• _The task_
Both boundary lines count: repeat, exactly and alone, the lines from the one containing "Recreate this image" to the one containing "left, right, top, bottom = 66.5, 0, 21, 47", with pictures left out.

• _Supplied information_

* START *

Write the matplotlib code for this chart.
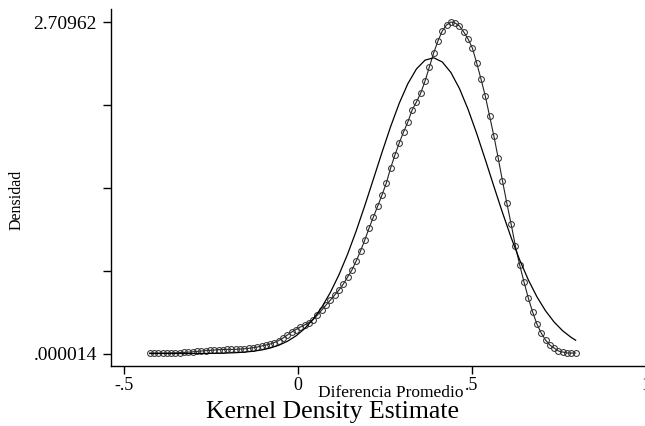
import numpy as np
import matplotlib
matplotlib.use("Agg")
import matplotlib.pyplot as plt

# rejilla de evaluacion (puntos equiespaciados, como kdensity)
x_start = -0.425
x_end = 0.798
n_points = 100

# densidad kernel (circulos)
kde_y = [
    0.0041, 0.0041, 0.0041, 0.0041, 0.0041, 0.0049, 0.0057, 0.0074, 0.0090, 0.0114,
    0.0139, 0.0172, 0.0204, 0.0237, 0.0261, 0.0286, 0.0311, 0.0327, 0.0335, 0.0335,
    0.0343, 0.0360, 0.0384, 0.0425, 0.0466, 0.0531, 0.0613, 0.0695, 0.0777, 0.0899,
    0.1063, 0.1267, 0.1512, 0.1757, 0.1962, 0.2166, 0.2330, 0.2534, 0.2779, 0.3147,
    0.3556, 0.3964, 0.4373, 0.4782, 0.5190, 0.5681, 0.6253, 0.6825, 0.7561, 0.8378,
    0.9277, 1.0258, 1.1158, 1.2057, 1.2956, 1.3937, 1.5163, 1.6225, 1.7206, 1.8105,
    1.8923, 1.9903, 2.0558, 2.1293, 2.2274, 2.3419, 2.4563, 2.5543, 2.6361, 2.6851,
    2.70962, 2.7014, 2.6769, 2.6279, 2.5707, 2.4971, 2.3745, 2.2437, 2.1048, 1.9413,
    1.7778, 1.5980, 1.4100, 1.2302, 1.0585, 0.8787, 0.7234, 0.5844, 0.4536, 0.3392,
    0.2411, 0.1676, 0.1103, 0.0695, 0.0450, 0.0204, 0.0123, 0.0041, 0.0041, 0.0041,
]

# densidad normal (linea), leida cada dos puntos de la rejilla
normal_y = [
    0.000014, 0.000028, 0.000056, 0.00011, 0.00021, 0.0004, 0.00074, 0.00134, 0.00236, 0.00409,
    0.0069, 0.0114, 0.0184, 0.0289, 0.0447, 0.0675, 0.0997, 0.1439, 0.2031, 0.2803,
    0.3785, 0.4996, 0.6439, 0.8122, 1.0020, 1.2088, 1.4259, 1.6445, 1.8546, 2.0452,
    2.2052, 2.3258, 2.3979, 2.4175, 2.3832, 2.2974, 2.1656, 1.9961, 1.7987, 1.5855,
    1.3662, 1.1514, 0.9488, 0.7643, 0.6023, 0.4635, 0.3492, 0.2573, 0.1853, 0.1305,
    0.1088,
]

y_min = 0.000014
y_max = 2.70962
x_ticks = [-0.5, 0, 0.5, 1]
x_tick_labels = ["-.5", "0", ".5", "1"]

kde_x = np.linspace(x_start, x_end, n_points)
normal_x = np.append(kde_x[::2], kde_x[-1])

plt.rcParams['font.family'] = ['Liberation Serif', 'DejaVu Serif']

fig = plt.figure(figsize=(6.45, 4.26), dpi=100)
ax = fig.add_axes([111 / 645, 60 / 426, 535 / 645, 357 / 426])

ax.plot(kde_x, kde_y, color='#222222', linewidth=0.8,
        marker='o', markersize=4.2, markerfacecolor='none',
        markeredgecolor='#333333', markeredgewidth=0.75)
ax.plot(normal_x, normal_y, color='black', linewidth=0.9)

ax.set_xlim(-0.536, 1.0)
ax.set_ylim(-0.102, 2.816)

for side in ['top', 'right']:
    ax.spines[side].set_visible(False)
for side in ['left', 'bottom']:
    ax.spines[side].set_linewidth(1.0)
    ax.spines[side].set_color('black')

y_ticks = np.linspace(y_min, y_max, 5)
ax.set_yticks(y_ticks)
ax.set_yticklabels([".000014", "", "", "", "2.70962"])
ax.set_xticks(x_ticks)
ax.set_xticklabels(x_tick_labels)
ax.tick_params(axis='both', direction='out', length=6, width=1.0,
               labelsize=13, colors='black')
ax.tick_params(axis='y', labelsize=14, pad=4)
ax.tick_params(axis='x', pad=2)

fig.text(391 / 645, 1 - 393 / 426, "Diferencia Promedio", ha='center', va='center', fontsize=12.5)
fig.text(333 / 645, 1 - 412 / 426, "Kernel Density Estimate", ha='center', va='center', fontsize=18.5)
fig.text(17 / 645, 1 - 200 / 426, "Densidad", ha='center', va='center', rotation=90, fontsize=11.5)

fig.savefig("out.png", dpi=100)
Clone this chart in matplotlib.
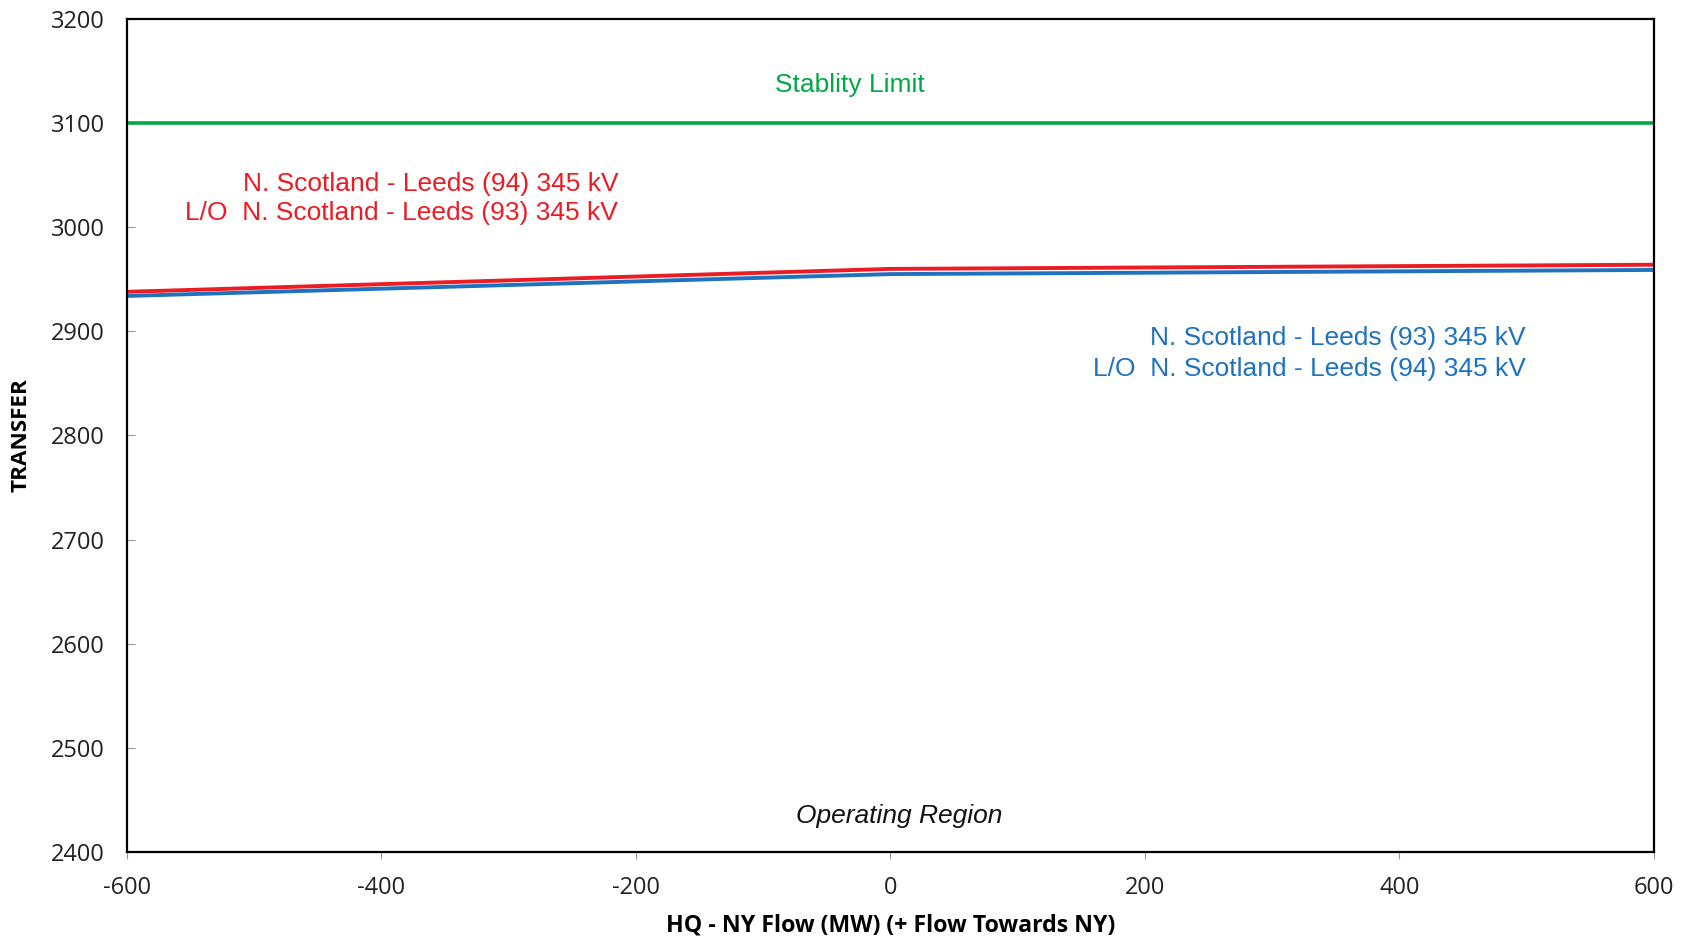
import matplotlib.pyplot as plt

plt.rcParams['axes.unicode_minus'] = False

# Values
hq_flow = [-600, 0, 600]
transfer_red = [2938, 2960, 2964]
transfer_blue = [2934, 2955, 2959]
stability_limit = 3100
x_ticks = [-600, -400, -200, 0, 200, 400, 600]
y_ticks = [2400, 2500, 2600, 2700, 2800, 2900, 3000, 3100, 3200]

red = '#ec1c24'
blue = '#1f72c0'
green = '#00a846'

fig = plt.figure(figsize=(16.9, 9.41), dpi=100)
ax = fig.add_axes([0.0751, 0.0946, 0.9036, 0.8852])

ax.axhline(stability_limit, color=green, lw=2.6)
ax.plot(hq_flow, transfer_red, color=red, lw=2.8, solid_capstyle='butt')
ax.plot(hq_flow, transfer_blue, color=blue, lw=2.8, solid_capstyle='butt')

ax.set_xlim(-600, 600)
ax.set_ylim(2400, 3200)
ax.set_xticks(x_ticks)
ax.set_yticks(y_ticks)
ax.tick_params(axis='x', direction='out', length=5, color='#999999',
               labelsize=17, pad=12)
ax.tick_params(axis='y', direction='in', length=6, color='#999999',
               labelsize=17, pad=16)
for lab in ax.get_xticklabels() + ax.get_yticklabels():
    lab.set_fontfamily('Open Sans')
    lab.set_color('#222222')

for s in ax.spines.values():
    s.set_color('black')
    s.set_linewidth(1.6)

ax.set_xlabel('HQ - NY Flow (MW) (+ Flow Towards NY)', fontsize=16.7,
              fontweight='bold', fontfamily='Open Sans', labelpad=10)
ax.set_ylabel('TRANSFER', fontsize=16.2, fontweight='bold',
              fontfamily='Open Sans', labelpad=14)

txt = dict(fontfamily='Liberation Sans', fontsize=19)
ax.text(-32, 3137, 'Stablity Limit', color=green, ha='center', va='center', **txt)
ax.text(-214, 3042, 'N. Scotland - Leeds (94) 345 kV', color=red,
        ha='right', va='center', **txt)
ax.text(-214, 3014, 'L/O  N. Scotland - Leeds (93) 345 kV', color=red,
        ha='right', va='center', **txt)
ax.text(499, 2894, 'N. Scotland - Leeds (93) 345 kV', color=blue,
        ha='right', va='center', **txt)
ax.text(499, 2864, 'L/O  N. Scotland - Leeds (94) 345 kV', color=blue,
        ha='right', va='center', **txt)
ax.text(7, 2435, 'Operating Region', color='#111111', ha='center',
        va='center', style='italic', **txt)

fig.savefig('out.png', dpi=100)
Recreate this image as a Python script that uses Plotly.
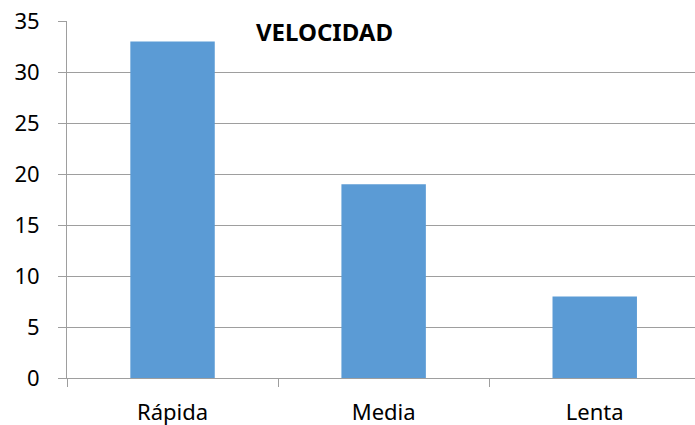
import plotly.graph_objects as go

categories = ["Rápida", "Media", "Lenta"]
values = [33, 19, 8]
y_ticks = [0, 5, 10, 15, 20, 25, 30, 35]

W, H = 695, 425
left, right, top, bottom = 66.5, 0, 21, 47

fig = go.Figure(go.Bar(x=categories, y=values, marker=dict(color="#5B9BD5", line=dict(width=0)), width=0.4))

fig.update_layout(
    width=W, height=H,
    margin=dict(l=left, r=right, t=top, b=bottom, pad=0),
    paper_bgcolor="white", plot_bgcolor="white",
    showlegend=False,
    font=dict(family="Noto Sans", size=22, color="black"),
    xaxis=dict(
        type="category", range=[-0.5, 2.475],
        showline=True, linecolor="#9e9e9e", linewidth=1,
        ticks="outside", ticklen=8, tickcolor="#9e9e9e", tickson="boundaries",
        showgrid=False, ticklabelstandoff=15,
    ),
    yaxis=dict(
        range=[0, 35], tickvals=y_ticks,
        showline=True, linecolor="#9e9e9e", linewidth=1,
        ticks="outside", ticklen=8, tickcolor="#9e9e9e",
        showgrid=True, gridcolor="#9e9e9e", gridwidth=1,
        zeroline=False, ticklabelstandoff=14,
    ),
    annotations=[dict(
        text="<b>VELOCIDAD</b>", xref="paper", yref="paper",
        x=(324 - left) / (W - left), y=1 - (31.5 - top) / (H - top - bottom),
        xanchor="center", yanchor="middle", showarrow=False,
        font=dict(family="Noto Sans", size=24, color="black"),
    )],
)

fig.write_html(
    "out.html",
    config={"displayModeBar": False},
    post_script="document.body.style.margin='0';document.body.style.overflow='hidden';",
)
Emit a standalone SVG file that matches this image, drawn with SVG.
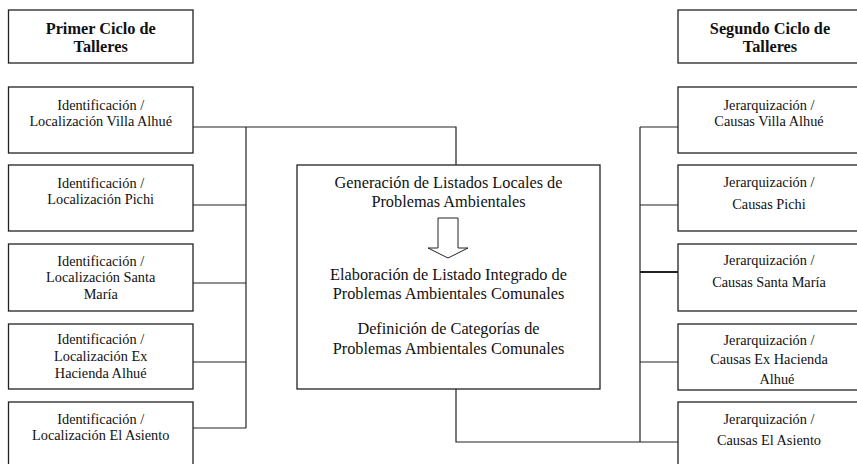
<svg xmlns="http://www.w3.org/2000/svg" width="857" height="464" viewBox="0 0 857 464">
<style>
.box{fill:#fff;stroke:#222;stroke-width:1.3}
.ln{fill:none;stroke:#222;stroke-width:1.2}
.t{font-family:"Liberation Serif","Times New Roman",serif;font-size:14.3px;fill:#111;text-anchor:middle}
.c{font-family:"Liberation Serif","Times New Roman",serif;font-size:16.3px;fill:#111;text-anchor:middle}
.h{font-family:"Liberation Serif","Times New Roman",serif;font-size:16.3px;font-weight:bold;fill:#111;text-anchor:middle}
</style>
<rect width="857" height="464" fill="#fff"/>
<g id="connectors">
<polyline class="ln" points="193,127 456,127 456,165"/>
<line class="ln" x1="246" y1="127" x2="246" y2="428"/>
<line class="ln" x1="193" y1="205" x2="246" y2="205"/>
<line class="ln" x1="193" y1="283" x2="246" y2="283"/>
<line class="ln" x1="193" y1="362" x2="246" y2="362"/>
<line class="ln" x1="193" y1="428" x2="246" y2="428"/>
<polyline class="ln" points="456,389 456,442 678,442"/>
<line class="ln" x1="640" y1="127" x2="640" y2="442"/>
<line class="ln" x1="640" y1="127" x2="678" y2="127"/>
<line class="ln" x1="640" y1="205" x2="678" y2="205"/>
<line class="ln" x1="640" y1="272" x2="678" y2="272" style="stroke-width:2"/>
<line class="ln" x1="640" y1="362" x2="678" y2="362"/>
</g>
<g id="header-left">
<rect class="box" x="8.5" y="10" width="184.5" height="53"/>
<text class="h" x="100.7" y="34">Primer Ciclo de</text>
<text class="h" x="100.7" y="52">Talleres</text>
</g>
<g id="header-right">
<rect class="box" x="678" y="10" width="184" height="53"/>
<text class="h" x="770" y="34">Segundo Ciclo de</text>
<text class="h" x="770" y="52">Talleres</text>
</g>
<g id="left-1">
<rect class="box" x="8.5" y="87" width="184.5" height="66"/>
<text class="t" x="100.7" y="110">Identificación /</text>
<text class="t" x="100.7" y="125.5">Localización Villa Alhué</text>
</g>
<g id="left-2">
<rect class="box" x="8.5" y="165" width="184.5" height="66"/>
<text class="t" x="100.7" y="188">Identificación /</text>
<text class="t" x="100.7" y="203.5">Localización Pichi</text>
</g>
<g id="left-3">
<rect class="box" x="8.5" y="244" width="184.5" height="67"/>
<text class="t" x="100.7" y="265.5">Identificación /</text>
<text class="t" x="100.7" y="282">Localización Santa</text>
<text class="t" x="100.7" y="298.5">María</text>
</g>
<g id="left-4">
<rect class="box" x="8.5" y="324" width="184.5" height="65"/>
<text class="t" x="100.7" y="344">Identificación /</text>
<text class="t" x="100.7" y="361">Localización Ex</text>
<text class="t" x="100.7" y="378">Hacienda Alhué</text>
</g>
<g id="left-5">
<rect class="box" x="8.5" y="402" width="184.5" height="66"/>
<text class="t" x="100.7" y="424">Identificación /</text>
<text class="t" x="100.7" y="440">Localización El Asiento</text>
</g>
<g id="center">
<rect class="box" x="297" y="165" width="303" height="224"/>
<text class="c" x="448.5" y="188">Generación de Listados Locales de</text>
<text class="c" x="448.5" y="207">Problemas Ambientales</text>
<polygon points="438,218 458,218 458,248 468,248 448,258 428,248 438,248" fill="#fff" stroke="#222" stroke-width="1"/>
<text class="c" x="448.5" y="279.5">Elaboración de Listado Integrado de</text>
<text class="c" x="448.5" y="298.5">Problemas Ambientales Comunales</text>
<text class="c" x="448.5" y="334">Definición de Categorías de</text>
<text class="c" x="448.5" y="354">Problemas Ambientales Comunales</text>
</g>
<g id="right-1">
<rect class="box" x="678" y="87" width="184" height="66"/>
<text class="t" x="769" y="109.5">Jerarquización /</text>
<text class="t" x="769" y="125.5">Causas Villa Alhué</text>
</g>
<g id="right-2">
<rect class="box" x="678" y="165" width="184" height="66"/>
<text class="t" x="769" y="187">Jerarquización /</text>
<text class="t" x="769" y="209">Causas Pichi</text>
</g>
<g id="right-3">
<rect class="box" x="678" y="244" width="184" height="67"/>
<text class="t" x="769" y="265">Jerarquización /</text>
<text class="t" x="769" y="287">Causas Santa María</text>
</g>
<g id="right-4">
<rect class="box" x="678" y="324" width="184" height="66"/>
<text class="t" x="769" y="345">Jerarquización /</text>
<text class="t" x="769" y="364">Causas Ex Hacienda</text>
<text class="t" x="777" y="383.5">Alhué</text>
</g>
<g id="right-5">
<rect class="box" x="678" y="402" width="184" height="66"/>
<text class="t" x="769" y="423.5">Jerarquización /</text>
<text class="t" x="769" y="445">Causas El Asiento</text>
</g>
</svg>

* END *

• _Task response_
Recreate this image as a Python script that uses Plotly.
import plotly.graph_objects as go

categories = ["Rápida", "Media", "Lenta"]
values = [33, 19, 8]
y_ticks = [0, 5, 10, 15, 20, 25, 30, 35]

W, H = 695, 425
left, right, top, bottom = 66.5, 0, 21, 47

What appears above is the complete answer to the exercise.